• WHAT IS EXPECTED: Print each line from the start of the records below up through the line where "from matplotlib.patches import Patch" is found, exactly as given.

== RECORDS FOR PROCESSING

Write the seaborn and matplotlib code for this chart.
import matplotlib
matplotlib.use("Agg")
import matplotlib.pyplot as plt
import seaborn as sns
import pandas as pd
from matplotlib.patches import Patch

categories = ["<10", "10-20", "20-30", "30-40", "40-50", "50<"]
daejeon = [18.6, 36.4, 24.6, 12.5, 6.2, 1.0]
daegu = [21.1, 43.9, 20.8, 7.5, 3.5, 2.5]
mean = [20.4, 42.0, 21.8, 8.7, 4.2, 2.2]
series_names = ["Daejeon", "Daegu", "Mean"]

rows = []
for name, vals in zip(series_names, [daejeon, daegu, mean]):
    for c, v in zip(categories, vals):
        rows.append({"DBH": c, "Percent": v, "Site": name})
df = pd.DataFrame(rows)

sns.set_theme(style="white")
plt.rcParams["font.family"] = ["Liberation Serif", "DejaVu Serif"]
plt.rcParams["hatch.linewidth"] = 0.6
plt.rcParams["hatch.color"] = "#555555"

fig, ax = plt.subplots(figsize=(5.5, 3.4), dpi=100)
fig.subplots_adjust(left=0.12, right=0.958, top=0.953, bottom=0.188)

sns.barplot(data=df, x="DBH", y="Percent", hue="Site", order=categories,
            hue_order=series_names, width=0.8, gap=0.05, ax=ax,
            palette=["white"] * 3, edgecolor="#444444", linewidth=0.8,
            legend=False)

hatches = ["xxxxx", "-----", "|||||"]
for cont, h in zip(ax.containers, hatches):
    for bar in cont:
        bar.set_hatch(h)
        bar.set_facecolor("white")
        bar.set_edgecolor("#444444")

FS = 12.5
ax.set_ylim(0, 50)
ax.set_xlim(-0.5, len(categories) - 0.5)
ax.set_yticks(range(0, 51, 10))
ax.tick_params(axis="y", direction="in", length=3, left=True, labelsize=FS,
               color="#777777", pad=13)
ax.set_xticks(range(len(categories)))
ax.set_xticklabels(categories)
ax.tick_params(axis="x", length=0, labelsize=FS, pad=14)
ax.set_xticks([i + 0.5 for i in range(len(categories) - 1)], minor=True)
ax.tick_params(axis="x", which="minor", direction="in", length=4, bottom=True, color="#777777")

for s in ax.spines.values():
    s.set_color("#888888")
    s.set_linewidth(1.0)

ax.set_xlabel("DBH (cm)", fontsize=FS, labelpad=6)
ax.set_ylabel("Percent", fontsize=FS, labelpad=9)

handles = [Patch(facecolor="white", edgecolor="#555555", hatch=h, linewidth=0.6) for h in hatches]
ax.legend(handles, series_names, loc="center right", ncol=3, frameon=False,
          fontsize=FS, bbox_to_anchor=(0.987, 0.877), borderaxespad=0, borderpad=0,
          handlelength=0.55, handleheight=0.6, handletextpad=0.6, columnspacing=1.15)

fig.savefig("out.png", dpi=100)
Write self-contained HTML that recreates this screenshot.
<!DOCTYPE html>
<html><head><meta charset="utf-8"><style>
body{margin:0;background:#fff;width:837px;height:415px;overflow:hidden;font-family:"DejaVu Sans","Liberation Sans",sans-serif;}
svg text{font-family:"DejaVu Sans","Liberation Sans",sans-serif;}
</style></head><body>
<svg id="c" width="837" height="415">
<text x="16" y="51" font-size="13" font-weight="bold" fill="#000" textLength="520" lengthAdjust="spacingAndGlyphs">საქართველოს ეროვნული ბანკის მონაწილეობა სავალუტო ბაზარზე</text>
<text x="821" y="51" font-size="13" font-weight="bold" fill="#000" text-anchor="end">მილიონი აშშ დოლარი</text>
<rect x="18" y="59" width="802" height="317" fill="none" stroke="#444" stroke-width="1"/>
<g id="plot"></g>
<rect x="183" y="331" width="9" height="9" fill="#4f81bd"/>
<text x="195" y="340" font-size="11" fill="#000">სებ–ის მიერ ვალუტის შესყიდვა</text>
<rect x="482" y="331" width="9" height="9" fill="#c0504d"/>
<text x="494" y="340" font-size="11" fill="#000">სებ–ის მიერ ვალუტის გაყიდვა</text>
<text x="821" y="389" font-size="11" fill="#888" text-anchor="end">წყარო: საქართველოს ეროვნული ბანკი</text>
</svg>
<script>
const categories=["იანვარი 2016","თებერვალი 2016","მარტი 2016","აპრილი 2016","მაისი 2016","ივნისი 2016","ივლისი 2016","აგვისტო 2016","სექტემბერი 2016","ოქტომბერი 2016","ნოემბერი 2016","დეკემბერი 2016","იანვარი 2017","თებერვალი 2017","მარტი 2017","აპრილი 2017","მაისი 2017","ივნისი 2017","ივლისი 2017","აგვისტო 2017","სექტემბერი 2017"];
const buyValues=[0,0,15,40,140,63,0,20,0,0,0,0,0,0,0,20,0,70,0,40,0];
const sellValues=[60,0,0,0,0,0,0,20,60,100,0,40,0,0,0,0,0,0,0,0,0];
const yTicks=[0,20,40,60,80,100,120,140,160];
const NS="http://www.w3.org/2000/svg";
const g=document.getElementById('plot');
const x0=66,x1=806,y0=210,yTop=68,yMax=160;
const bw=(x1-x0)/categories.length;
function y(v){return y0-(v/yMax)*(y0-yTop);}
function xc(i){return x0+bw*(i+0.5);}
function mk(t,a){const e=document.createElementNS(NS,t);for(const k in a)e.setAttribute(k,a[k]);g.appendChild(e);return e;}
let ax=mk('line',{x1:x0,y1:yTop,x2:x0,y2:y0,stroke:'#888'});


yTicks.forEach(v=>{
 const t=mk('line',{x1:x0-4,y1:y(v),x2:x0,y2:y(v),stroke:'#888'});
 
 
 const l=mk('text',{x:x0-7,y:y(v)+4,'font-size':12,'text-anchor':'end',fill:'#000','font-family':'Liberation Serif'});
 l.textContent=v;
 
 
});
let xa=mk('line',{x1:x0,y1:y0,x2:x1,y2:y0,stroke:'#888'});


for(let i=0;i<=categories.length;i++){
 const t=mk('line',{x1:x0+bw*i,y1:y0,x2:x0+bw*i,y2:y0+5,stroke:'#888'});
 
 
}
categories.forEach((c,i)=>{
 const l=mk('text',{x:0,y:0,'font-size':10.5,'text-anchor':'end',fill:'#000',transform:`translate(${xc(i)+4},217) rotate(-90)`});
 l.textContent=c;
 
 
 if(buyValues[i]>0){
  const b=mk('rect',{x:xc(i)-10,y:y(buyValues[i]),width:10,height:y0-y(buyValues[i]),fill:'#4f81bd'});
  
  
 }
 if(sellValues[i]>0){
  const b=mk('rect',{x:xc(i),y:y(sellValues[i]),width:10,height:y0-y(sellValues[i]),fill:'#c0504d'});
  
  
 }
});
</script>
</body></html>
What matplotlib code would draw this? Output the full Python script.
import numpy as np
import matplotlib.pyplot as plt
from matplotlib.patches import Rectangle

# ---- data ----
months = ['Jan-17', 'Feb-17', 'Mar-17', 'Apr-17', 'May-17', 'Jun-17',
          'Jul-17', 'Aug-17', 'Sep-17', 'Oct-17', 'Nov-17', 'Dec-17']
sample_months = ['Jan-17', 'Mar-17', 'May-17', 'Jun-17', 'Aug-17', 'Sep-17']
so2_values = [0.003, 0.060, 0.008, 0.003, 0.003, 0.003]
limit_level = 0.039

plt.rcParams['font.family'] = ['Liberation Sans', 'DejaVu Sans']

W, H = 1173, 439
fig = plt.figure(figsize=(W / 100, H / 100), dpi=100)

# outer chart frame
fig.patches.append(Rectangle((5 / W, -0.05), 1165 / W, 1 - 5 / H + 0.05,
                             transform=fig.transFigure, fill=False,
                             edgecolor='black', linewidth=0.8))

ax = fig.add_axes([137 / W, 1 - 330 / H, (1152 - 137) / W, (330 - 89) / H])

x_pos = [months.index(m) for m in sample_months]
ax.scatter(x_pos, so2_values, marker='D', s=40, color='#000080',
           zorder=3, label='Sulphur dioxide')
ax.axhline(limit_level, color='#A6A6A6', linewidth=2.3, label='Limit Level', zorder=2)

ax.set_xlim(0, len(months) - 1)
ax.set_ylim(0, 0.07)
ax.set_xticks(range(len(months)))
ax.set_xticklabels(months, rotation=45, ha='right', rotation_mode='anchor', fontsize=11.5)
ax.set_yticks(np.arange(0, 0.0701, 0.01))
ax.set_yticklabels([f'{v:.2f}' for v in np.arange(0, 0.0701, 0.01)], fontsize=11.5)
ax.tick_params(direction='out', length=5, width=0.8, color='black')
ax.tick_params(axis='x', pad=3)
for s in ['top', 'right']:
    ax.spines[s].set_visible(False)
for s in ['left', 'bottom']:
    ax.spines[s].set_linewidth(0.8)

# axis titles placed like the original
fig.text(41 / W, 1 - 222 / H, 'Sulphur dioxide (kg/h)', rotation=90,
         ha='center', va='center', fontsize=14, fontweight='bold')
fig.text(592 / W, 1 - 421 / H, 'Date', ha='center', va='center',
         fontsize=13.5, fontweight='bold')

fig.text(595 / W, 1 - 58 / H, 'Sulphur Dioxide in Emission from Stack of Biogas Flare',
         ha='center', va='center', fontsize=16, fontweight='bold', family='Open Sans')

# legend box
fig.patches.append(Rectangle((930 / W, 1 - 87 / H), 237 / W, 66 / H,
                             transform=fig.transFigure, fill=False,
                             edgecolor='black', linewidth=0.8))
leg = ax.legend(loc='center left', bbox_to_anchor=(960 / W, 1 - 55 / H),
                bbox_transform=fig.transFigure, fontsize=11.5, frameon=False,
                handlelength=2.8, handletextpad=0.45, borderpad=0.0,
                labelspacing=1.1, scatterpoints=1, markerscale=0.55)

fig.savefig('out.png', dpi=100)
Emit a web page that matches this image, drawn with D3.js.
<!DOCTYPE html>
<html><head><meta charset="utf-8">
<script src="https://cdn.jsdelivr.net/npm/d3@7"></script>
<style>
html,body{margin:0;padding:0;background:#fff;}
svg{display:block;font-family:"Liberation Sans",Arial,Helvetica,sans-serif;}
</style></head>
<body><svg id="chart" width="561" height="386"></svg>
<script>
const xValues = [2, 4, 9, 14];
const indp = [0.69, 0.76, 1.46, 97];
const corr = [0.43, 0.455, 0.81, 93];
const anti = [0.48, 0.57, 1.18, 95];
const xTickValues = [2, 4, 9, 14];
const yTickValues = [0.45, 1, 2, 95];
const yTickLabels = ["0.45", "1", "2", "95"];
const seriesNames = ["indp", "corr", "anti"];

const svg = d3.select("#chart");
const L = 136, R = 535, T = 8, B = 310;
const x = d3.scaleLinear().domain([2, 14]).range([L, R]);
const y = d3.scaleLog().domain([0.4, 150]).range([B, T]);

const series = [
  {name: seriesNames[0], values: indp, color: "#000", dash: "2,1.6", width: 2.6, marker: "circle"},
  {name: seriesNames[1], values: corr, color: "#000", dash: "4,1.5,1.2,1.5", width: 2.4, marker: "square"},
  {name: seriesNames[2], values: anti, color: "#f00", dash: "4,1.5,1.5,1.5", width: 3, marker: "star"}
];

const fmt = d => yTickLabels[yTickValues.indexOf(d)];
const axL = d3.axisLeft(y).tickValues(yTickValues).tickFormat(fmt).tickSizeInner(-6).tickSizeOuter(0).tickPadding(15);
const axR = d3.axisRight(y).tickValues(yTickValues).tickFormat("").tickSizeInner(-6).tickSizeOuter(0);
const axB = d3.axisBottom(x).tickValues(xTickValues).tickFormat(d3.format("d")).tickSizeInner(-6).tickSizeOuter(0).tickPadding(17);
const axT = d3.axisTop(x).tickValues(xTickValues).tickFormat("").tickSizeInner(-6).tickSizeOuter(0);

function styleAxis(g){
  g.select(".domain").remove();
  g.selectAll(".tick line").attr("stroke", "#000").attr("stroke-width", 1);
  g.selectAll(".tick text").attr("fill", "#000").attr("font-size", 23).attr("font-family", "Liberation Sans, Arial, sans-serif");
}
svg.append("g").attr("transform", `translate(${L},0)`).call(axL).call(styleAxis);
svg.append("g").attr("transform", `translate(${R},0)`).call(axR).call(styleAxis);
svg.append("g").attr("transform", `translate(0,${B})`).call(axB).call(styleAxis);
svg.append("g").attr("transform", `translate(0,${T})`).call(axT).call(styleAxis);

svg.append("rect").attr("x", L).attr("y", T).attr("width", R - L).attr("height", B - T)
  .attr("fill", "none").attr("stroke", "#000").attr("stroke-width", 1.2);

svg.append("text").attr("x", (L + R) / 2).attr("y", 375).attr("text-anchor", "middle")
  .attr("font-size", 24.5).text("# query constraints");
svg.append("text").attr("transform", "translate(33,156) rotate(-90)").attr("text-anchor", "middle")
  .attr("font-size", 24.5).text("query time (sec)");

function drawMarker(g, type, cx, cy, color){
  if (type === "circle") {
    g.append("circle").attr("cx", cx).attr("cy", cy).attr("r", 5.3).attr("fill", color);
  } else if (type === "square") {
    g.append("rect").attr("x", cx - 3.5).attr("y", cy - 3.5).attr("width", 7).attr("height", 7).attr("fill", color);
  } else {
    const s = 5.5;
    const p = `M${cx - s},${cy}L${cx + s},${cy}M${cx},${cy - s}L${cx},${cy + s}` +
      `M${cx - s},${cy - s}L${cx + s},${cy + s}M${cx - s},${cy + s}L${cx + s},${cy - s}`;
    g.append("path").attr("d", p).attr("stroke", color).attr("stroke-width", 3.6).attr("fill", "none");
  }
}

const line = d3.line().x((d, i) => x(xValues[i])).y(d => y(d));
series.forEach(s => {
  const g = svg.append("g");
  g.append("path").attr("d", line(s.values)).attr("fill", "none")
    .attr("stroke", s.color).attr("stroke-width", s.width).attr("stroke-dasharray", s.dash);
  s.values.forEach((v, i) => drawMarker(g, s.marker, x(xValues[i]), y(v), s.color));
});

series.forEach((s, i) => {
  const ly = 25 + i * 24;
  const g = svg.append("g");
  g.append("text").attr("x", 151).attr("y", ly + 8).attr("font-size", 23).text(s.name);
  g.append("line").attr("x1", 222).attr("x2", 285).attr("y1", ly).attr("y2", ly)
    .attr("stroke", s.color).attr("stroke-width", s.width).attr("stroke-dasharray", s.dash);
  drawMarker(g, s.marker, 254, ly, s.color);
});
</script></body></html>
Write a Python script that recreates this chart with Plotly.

====

• FULL SOLUTION:
Write the seaborn and matplotlib code for this chart.
import matplotlib
matplotlib.use("Agg")
import matplotlib.pyplot as plt
import seaborn as sns
import pandas as pd
from matplotlib.patches import Patch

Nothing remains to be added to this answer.